September has ended. Air is cool and dry. Everything is taking on a different appearance. Bright greens are now dull, subdued shades of olive and tan. Plants are losing moisture and strength. It might seem to be the end of them.
Or, it might be called the beginning. They are holding in their depths the seeds of next year; their next generation as it were. As these tiny bundles of life fall to the earth or are swept away on evening breezes, another spring is planted.
Where does this season end and the next begin? Actually the end and beginning overlap right now, today. If one spends a few contemplative moments in a garden or sits surrounded by flower beds, one finds, not so much a feeling of an end of these beautiful plants but more of a going to sleep, a long-deserved nap, as it were.
While we humans think of winter as a three or four month sentence to ice and snow and muddy floors, all that is outdoors is actually on a mission of renewal. Resting is part of renewal. We realize that for ourselves but it’s true for all living things. Nature, full of life in the summer, succumbs to cooler air and lower sunshine. Her bundles of seeds are insurance against all oncoming weather that her flowers and vegetables and trees will be there with the next spring rain, rays of sunshine and warm breezes.
“In All Things We’ll be Joyful to Gather the Seeds of Her Labor.” C.L.Moore, 2015
Seed Tips We’ve Found Helpful:
1. Some seeds just need to be left to their own devices. An example is Sweet William. Seed heads form after blooming is done. In summer air and sun, the seeds dry, the plant bends over and seeds are released back to the soil. To move seeds to another location, simply shake dry seed heads into an aluminum pie pan. Scatter in prepared bed. Autumn is the time to plant this perennial seed.
2. An aluminum pie pan is a simple, cheap tool for gathering seeds. Hold the pan under the chosen seeds and gather into the pan. Seeds can continue to dry right in the pan. Or, break off seed heads, such as when gathering marigolds, place in pan until totally dry and brown. Then, break open seed package, release the seeds into the pan for further drying.
3. Drying is key to keeping seeds viable. Always make sure seeds are completely dry before storing is jar, envelope or box. Label each type and note the date they were gathered. Seeds can be grown at least three or four years after the gathering date.

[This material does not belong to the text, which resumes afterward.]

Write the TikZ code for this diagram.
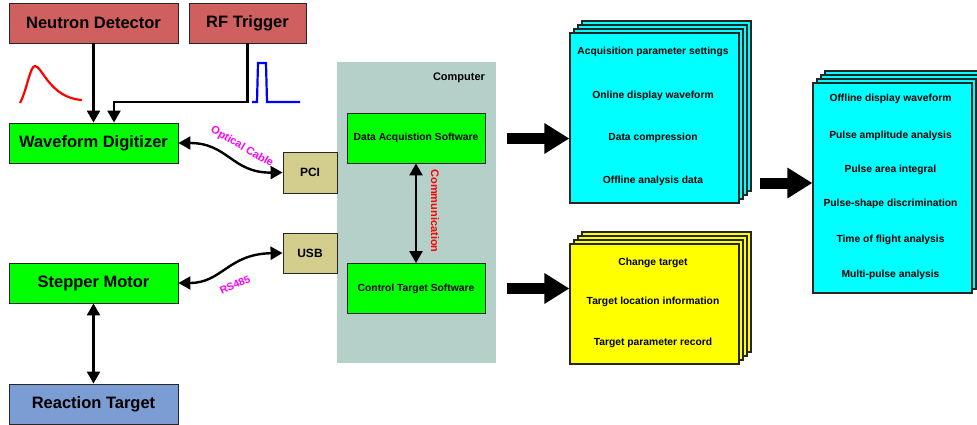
\documentclass[tikz,border=0pt]{standalone}
\usepackage{fontspec}
\setmainfont{Liberation Sans}
\usetikzlibrary{arrows.meta,calc}
\definecolor{rbox}{RGB}{208,96,96}
\definecolor{lgreen}{RGB}{0,255,0}
\definecolor{tanbox}{RGB}{212,206,142}
\definecolor{panel}{RGB}{180,208,200}
\definecolor{rtblue}{RGB}{124,156,212}
\definecolor{mag}{RGB}{255,0,255}
\definecolor{cyanbox}{RGB}{0,255,255}
\definecolor{yelbox}{RGB}{255,255,0}
\begin{document}
\begin{tikzpicture}[x=1pt,y=-1pt,
  box/.style={draw=black!85, line width=0.9pt, inner sep=0pt, font=\bfseries\fontsize{16.5}{19}\selectfont},
  smallbox/.style={box, font=\bfseries\fontsize{12}{14}\selectfont},
  swbox/.style={box, fill=lgreen, font=\bfseries\fontsize{10.3}{12}\selectfont},
  stackc/.style={draw=black!85, line width=1.2pt, inner sep=0pt},
  itemtxt/.style={font=\bfseries\fontsize{10.3}{12}\selectfont, inner sep=0pt},
  conn/.style={line width=2.4pt, -{Triangle[length=12pt,width=13pt]}},
  dconn/.style={line width=2.4pt, {Triangle[length=12pt,width=13pt]}-{Triangle[length=12pt,width=13pt]}},
  bigarrow/.style={line width=11pt, -{Triangle[length=25pt,width=29pt]}},
  lab/.style={font=\bfseries\fontsize{11}{13}\selectfont, inner sep=0pt},
]
\useasboundingbox (0,0) rectangle (977,425);
\fill[white] (0,0) rectangle (977,425);

% computer panel
\node[fill=panel, minimum width=159pt, minimum height=301pt, inner sep=0pt] (comp) at (416.5,212.5) {};
\node[lab] (comptxt) at (459,78) {Computer};

% left boxes
\node[box, fill=rbox, minimum width=169pt, minimum height=40pt] (nd) at (93.5,23) {Neutron Detector};
\node[box, fill=rbox, minimum width=117pt, minimum height=40pt] (rf) at (247.5,23) {RF Trigger};
\node[box, fill=lgreen, minimum width=169pt, minimum height=40pt] (wd) at (93.5,143) {Waveform Digitizer};
\node[box, fill=lgreen, minimum width=169pt, minimum height=40pt] (sm) at (93.5,283) {Stepper Motor};
\node[box, fill=rtblue, minimum width=169pt, minimum height=40pt] (rt) at (93.5,404) {Reaction Target};
\node[smallbox, fill=tanbox, minimum width=54pt, minimum height=41pt] (pci) at (310,172.5) {PCI};
\node[smallbox, fill=tanbox, minimum width=54pt, minimum height=40pt] (usb) at (310,253) {USB};

% software boxes
\node[swbox, minimum width=138pt, minimum height=50pt] (das) at (416,138) {Data Acquistion Software};
\node[swbox, minimum width=138pt, minimum height=50pt] (cts) at (416,288.5) {Control Target Software};

% pulses
\draw[red, line width=2.2pt, line join=round] (20,103) .. controls (27,90) and (30,66) .. (35,66) .. controls (42,66) and (50,98) .. (82,100);
\draw[blue, line width=2.2pt] (252,102) -- (257,102) -- (258,63) -- (266,63) -- (267,102) -- (300,102);

% connectors
\draw[conn] (nd.south) -- (wd.north);
\coordinate (rfb) at (114,102);
\draw[conn] (rf.south) |- (rfb) -- (rfb |- wd.north);
\draw[dconn] (wd.east) .. controls (228,143) and (232,173) .. (pci.west);
\node[lab, text=mag, rotate=-30] (optl) at (242,147) {Optical Cable};
\draw[dconn] (sm.east) .. controls (222,283) and (228,254) .. (usb.west);
\node[lab, text=mag, rotate=24, font=\bfseries\fontsize{10.5}{12}\selectfont] (rsl) at (235,285) {RS485};
\draw[dconn] (sm.south) -- (rt.north);
\draw[dconn] (das.south) -- (cts.north);
\node[lab, text=red, rotate=-90] (coml) at (435,211) {Communication};

% stack 1 (cyan)
\foreach \d in {12,8,4} \node[stackc, fill=cyanbox, minimum width=169pt, minimum height=170pt] (acqL\d) at (654.5+\d,118-\d) {};
\node[stackc, fill=cyanbox, minimum width=169pt, minimum height=170pt] (acq) at (654.5,118) {};
\node[itemtxt] (a1) at (653,52) {Acquisition parameter settings};
\node[itemtxt] (a2) at (653,96) {Online display waveform};
\node[itemtxt] (a3) at (653,138) {Data compression};
\node[itemtxt] (a4) at (653,181) {Offline analysis data};

% stack 2 (yellow)
\foreach \d in {12,8,4} \node[stackc, fill=yelbox, minimum width=169pt, minimum height=120pt] (tgtL\d) at (654.5+\d,304-\d) {};
\node[stackc, fill=yelbox, minimum width=169pt, minimum height=120pt] (tgt) at (654.5,304) {};
\node[itemtxt] (t1) at (653,263) {Change target};
\node[itemtxt] (t2) at (653,302) {Target location information};
\node[itemtxt] (t3) at (653,343) {Target parameter record};

% stack 3 (cyan)
\foreach \d in {12,8,4} \node[stackc, fill=cyanbox, minimum width=159pt, minimum height=210pt] (offL\d) at (892.5+\d,188-\d) {};
\node[stackc, fill=cyanbox, minimum width=159pt, minimum height=210pt] (off) at (892.5,188) {};
\node[itemtxt] (o1) at (890.5,99) {Offline display waveform};
\node[itemtxt] (o2) at (890.5,136) {Pulse amplitude analysis};
\node[itemtxt] (o3) at (890.5,170) {Pulse area integral};
\node[itemtxt] (o4) at (890.5,204) {Pulse-shape discrimination};
\node[itemtxt] (o5) at (890.5,240) {Time of flight analysis};
\node[itemtxt] (o6) at (890.5,275) {Multi-pulse analysis};

% big arrows
\coordinate (ba1) at (507,138.5);
\draw[bigarrow] (ba1) -- (ba1 -| acq.west);
\coordinate (ba2) at (507,288.5);
\draw[bigarrow] (ba2) -- (ba2 -| tgt.west);
\coordinate (ba3) at (760,183);
\draw[bigarrow] (ba3) -- (ba3 -| off.west);
\end{tikzpicture}
\end{document}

Seeds should be stored in a cool, dry place. Envelopes fit into drawers, jars can sit on a shelf as long as it isn’t in sunlight. Some people store seed jars in the refrigerator. Before storing for winter, make sure the seeds are the only things in the container. Sometimes small insects hide in seed heads, or cling to the seeds themselves. Again the pie pan is great for spotting these lively tag-a-longs. Remove anything moving before sealing seeds in containers.